I have no joy in writing this.
But I also know this, I believe in a God who shows up and is always present.
I believe in a God who calls us all through the waters of baptism to lives of service, and vocations for the sake of the world and our neighbor. Through the water and the word, we make promises:
- to live among God’s faithful people,
- to hear the word of God and share in the Lord’s supper,
- to proclaim the good news of God in Christ through word and deed,
- to serve all people, following the example of Jesus,
- and to strive for justice and peace in all the earth.
And it is because of this, that we cannot hide. It is because of this that we cannot back away in despair. Today is a sad day, perhaps even a terrifying one. But it is also a day where we are called to be the church just like every other day, but perhaps even more importantly now.
Many are legitimately afraid of being pushed aside on the other side of a wall. I will play no part in building any wall. And I invite you to join me.
Join me by building bridges and connections. Join me, by choosing kindness and love over fear and suspicion. Join me, in talking to the person you meet on the side of the street or inside the grocery store. Join me, in sharing how your faith compels you to be a servant leader to your neighbor.
Martin Luther famously wrote, “A Christian is the most free lord of all, and subject to none; a Christian is the most dutiful servant of all, and subject to all.” The paradox Luther points to is that we are called and created to be free, but also servants to one another. This is leadership, and speaks to how we are created and called to be in relationship and community. So this is what I choose to do, but more importantly, feel called to do today, and all the days after.
We have work to do. It’s God’s work. The work of God’s kingdom breaking in. The work of showing love, peace, and justice for all people and all creation. The work of finding common ground and peace in the midst of great divisiveness.
I pray for President Elect Trump. I pray that God’s wisdom fills him, and that he turns out to be a good leader who works to build bridges and not walls.
No matter how the days and years ahead turn out, I promise to be one who builds bridges and works to promote the dignity of all people, my neighbors, and fellow Children of God. I promise to be one who resists any attacks on the vulnerable, marginalized, and the oppressed. (And I invite you to join that promise by signing this petition.) I promise to be an ally, even if that means putting my own life and work at risk, because if one member of the Body of Christ is threatened, we are all threatened.

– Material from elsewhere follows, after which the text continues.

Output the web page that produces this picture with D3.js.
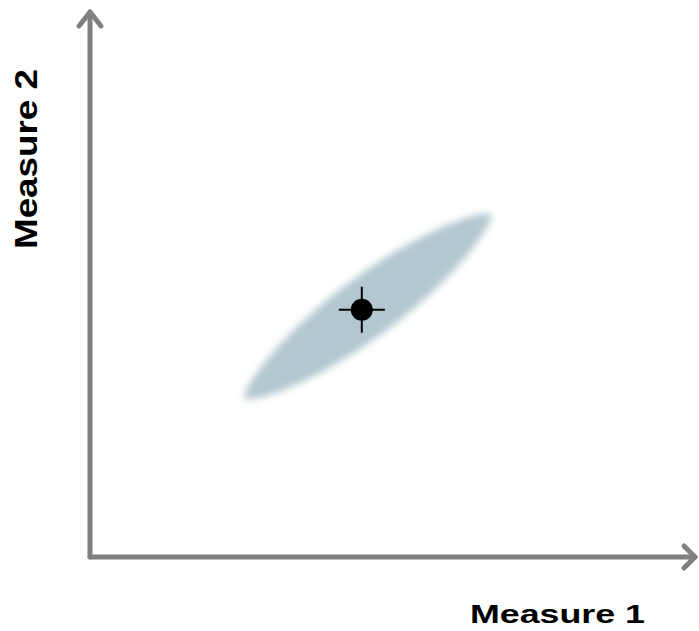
<!DOCTYPE html>
<html>
<head>
<meta charset="utf-8">
<script src="https://cdn.jsdelivr.net/npm/d3@7/dist/d3.min.js"></script>
<style>
  html, body { margin: 0; padding: 0; background: #ffffff; }
  svg { display: block; }
</style>
</head>
<body>
<div id="chart"></div>
<script>
// ---- data (in abstract measure units, 0..100) ----
const axisLabels = ["Measure 1", "Measure 2"];
const pointCenter = [45.3, 45.8];           // [measure1, measure2]
const ellipseEnds = [[25.3, 29.0], [67.3, 63.8]]; // major-axis tips
const ellipseSpread = [7.0];                 // half-width in measure-2 units

const W = 699, H = 631;
const svg = d3.select("#chart").append("svg")
  .attr("width", W).attr("height", H);

const x = d3.scaleLinear().domain([0, 100]).range([90, 690]);
const y = d3.scaleLinear().domain([0, 100]).range([557, 17]);

const defs = svg.append("defs");
defs.append("filter").attr("id", "blur")
  .attr("x", "-20%").attr("y", "-20%").attr("width", "140%").attr("height", "140%")
  .append("feGaussianBlur").attr("stdDeviation", 3.5);

// spindle-shaped confidence region
const p1 = [x(ellipseEnds[0][0]), y(ellipseEnds[0][1])];
const p2 = [x(ellipseEnds[1][0]), y(ellipseEnds[1][1])];
const cx = (p1[0] + p2[0]) / 2, cy = (p1[1] + p2[1]) / 2;
const len = Math.hypot(p2[0] - p1[0], p2[1] - p1[1]);
const ang = Math.atan2(p2[1] - p1[1], p2[0] - p1[0]);
const halfW = Math.abs((y(0) - y(ellipseSpread[0])) * Math.cos(ang));
const a = len / 2 - 3;
const ts = d3.range(-1, 1.0001, 0.02);
const upper = ts.map(t => [t * a, -halfW * Math.pow(1 - t * t, 0.7)]);
const lower = ts.slice().reverse().map(t => [t * a, halfW * Math.pow(1 - t * t, 0.7)]);
svg.append("path")
  .attr("d", d3.line().curve(d3.curveLinearClosed)(upper.concat(lower)))
  .attr("transform", `translate(${cx},${cy}) rotate(${ang * 180 / Math.PI})`)
  .attr("fill", "#b2c7cf")
  .attr("filter", "url(#blur)");

// axes
const axisColor = "#808080";
const g = svg.append("g").attr("stroke", axisColor).attr("stroke-width", 5)
  .attr("fill", "none").attr("stroke-linecap", "round").attr("stroke-linejoin", "round");
g.append("line").attr("x1", x(0)).attr("y1", y(0)).attr("x2", x(0)).attr("y2", 12);
g.append("line").attr("x1", x(0)).attr("y1", y(0)).attr("x2", 695).attr("y2", y(0));
g.append("polyline").attr("points", [[x(0) - 11, 26], [x(0), 12], [x(0) + 11, 26]].join(" "));
g.append("polyline").attr("points", [[684, y(0) - 11], [695, y(0)], [684, y(0) + 11]].join(" "));

// point with crosshair
const px = x(pointCenter[0]), py = y(pointCenter[1]);
const ch = svg.append("g").attr("stroke", "#000").attr("stroke-width", 2);
ch.append("line").attr("x1", px - 23).attr("x2", px + 23).attr("y1", py).attr("y2", py);
ch.append("line").attr("x1", px).attr("x2", px).attr("y1", py - 23).attr("y2", py + 23);
svg.append("circle").attr("cx", px).attr("cy", py).attr("r", 11).attr("fill", "#000");

// labels
svg.append("text")
  .attr("x", 470).attr("y", 623)
  .attr("font-family", "'Liberation Sans', Arial, sans-serif")
  .attr("font-weight", "bold").attr("font-size", 26)
  .attr("textLength", 175).attr("lengthAdjust", "spacingAndGlyphs")
  .attr("fill", "#000")
  .text(axisLabels[0]);

svg.append("text")
  .attr("transform", "translate(37,249) rotate(-90)")
  .attr("x", 0).attr("y", 0)
  .attr("font-family", "'Liberation Sans', Arial, sans-serif")
  .attr("font-weight", "bold").attr("font-size", 32)
  .attr("textLength", 180).attr("lengthAdjust", "spacingAndGlyphs")
  .attr("fill", "#000")
  .text(axisLabels[1]);
</script>
</body>
</html>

Please join me in this work. This is not something that can be done alone, but rather in community, with a God who calls us together, sustains us, fills us with the Holy Spirit, and reminds us that each and everyone is loved by God, simply because they are one of God’s children.
No matter who you voted for, I want to build bridges with you. I hope you want to build bridges with me, and I trust that with God, this is still possible. Thanks be to God for the hope we know through God’s Son, Jesus Christ, and the peace which sustains us especially on days like this.
Image Credit: Build Bridges Not Walls, Light Shines in the Darkness
2 thoughts on “Building Bridges, Not Walls”
I questioned at first what God was doing by allowing the results of this election. I know God can use anything for good so after much thought and conversation a couple things came to mind. One, hopefully, as you stated, will bring people together, working for those things we believe in such as building bridges and helping those in need that are marginalized or shut out. A second thought is, that as people may see some of the things they believe in are being challenged perhaps they will be drawn back to church, seeking the comfort and peace that only God can give. This will be a growth in the body of Christ instead of decades of decline. Then again, God may have an entirely different plan which will be revealed in His/Her time.
Thank you Timothy, very wonderful writing as usual.